El Salvador's director of public prosecutions (Fiscal-generalrecently doubted official assertions that the country's criminal gangs were gradually disarming and their activities declining, so President Mauricio Funes said he would ask him to explain why he was not issuing more arrest warrants to ease police work against gangs. Funes was to meet on 16 May with the state's chief prosecutor Luis Martínez who recently qualified the much publicised cease-fire between Mara gangs as a farse, La Prensa Gráfica reported. The daily observed that the meeting followed a recent admission by the Minister of Justice David Munguía Payés that arrests of gang members had declined this year compared to 2012. Payés had said that while police caught criminals in flagrante in the first 72 hours after a crime, the state prosecution service must order other detentions or "we cannot capture" suspects, La Prensa Gráfica reported. President Funes said "one mustn't simply pay attention to the Prosecutor for saying that he thinks the ceasefire is hypocritical. One must ask him why administrative orders are not issued to investigate and capture." He said "we have asked the Prosecutor to give orders to capture gang members who steal cars and do not receive the administrative orders from the Public Ministry," which prosecutes crimes; "we want to discuss the reasons why the orders are not given," Funes said, adding this impeded police work. The daily cited police figures for arrests of gang members this year: 2,285 members of street gangs were caught in the first four months of this year, compared to 3,719 in the same period in 2012. It reported on 15 May on another problem commented on by President Funes - suspected corruption or criminal complicity among policemen in the Santa Ana district near Guatemala. On 14 May the daily reported on the transfer of 250 policemen from that district, in a move Mr Funes later explained was preventive and due to "suspicions" they might have become or could be "contaminated" by local criminal activities. But he said policemen could not be dismissed without prior criminal investigations and a conviction. Police identified a drug-trafficking gang in the Santa Ana area named as the Cartel de Texis, with suspected members that included businessmen and "even politicians," La Prensa Gráfica reported on 15 May.

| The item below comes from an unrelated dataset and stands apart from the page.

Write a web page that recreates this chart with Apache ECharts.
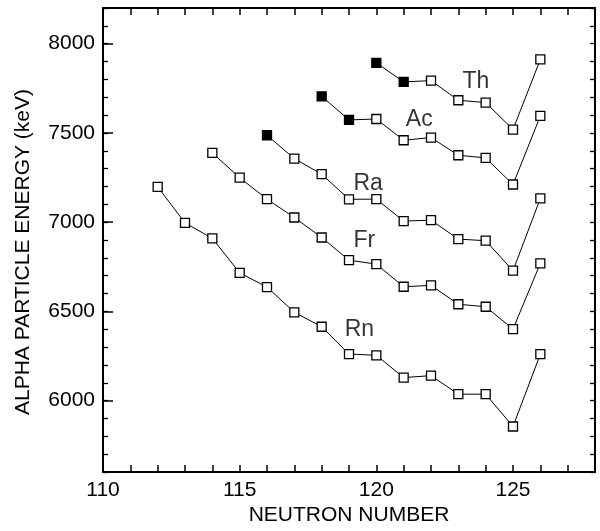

Colombian President delighted with results of year in trade pact with US

Colombian President Juan Manuel Santos said in the northern port of Cartagena on 15 May that a year after the application of a free-trade pact with the United States, Colombian exportation to the United States had risen and 775 firms made the United States their first export market. These firms "exported to the United States for the first time," a year after the United States-Colombia Trade Promotion Agreement (CTPA) began, when they "had not exported any product between 2010 and 2012," the Presidential website reported on 15 May. Mr Santos observed on an 18-per-cent rise in exports of farming products excluding coffee and flowers - two of Colombia's best known and established exports - while 200 products arrived in the United States for the first time, most notably he observed, exotic fruit, but also ceramic tiles, packaging machines, stainless steel sinks and sowing machines. "Behind this are more jobs for Colombians...if this is how we did in a year of global contraction, imagine what we can achieve in a stabilised global economy." He said agro-industrial exports to the United States rose 5.7 per cent that year and industrial exports 6.2 per cent, providing "many motives for us to feel optimistic."

Colombian army shoots four guerrillas, Police dismantle drug gang in Bogotá

The army shot dead four fighters of the National Liberation Army (ELN) in an undated attack in the north-eastern department of Arauca, also detaining a suspected female guerrilla, Caracol radio reported on 15 May. The broadcaster cited sources from the Army's 16th Brigade as saying that the guerrillas were veterans from different ELN fronts, gathered in the unnamed locality to plan joint actions. The Colombian army and air force separately destroyed on 14 or 15 May a clandestine air strip and drug laboratory thought to belong to the Revolutionary Armed Forces of Colombia (FARC) in the eastern department of Vichada near Venezuela, the Ministry of Defence reported. Coca leaves and semi-processed substances at the laboratory were said turned over to "competent authorities" and destroyed on the spot. Authorities believe the installations tracked down in the district of Cumaribo belonged to Front 16 of the FARC; the report stated that the army had so far destroyed two air strips and 18 drug-processing laboratories thought run by the FARC in 2013. In Bogotá, police detained 12 suspected members of a drug-dealing and crime gang active in central Bogotá, estimated to have daily sold drugs worth the equivalent of some 2,700 USD, Caracol reported on 15 May, citing declarations by Bogotá's police chief Luis Martínez Guzmán. More arrests were expected in following weeks, the broadcaster stated.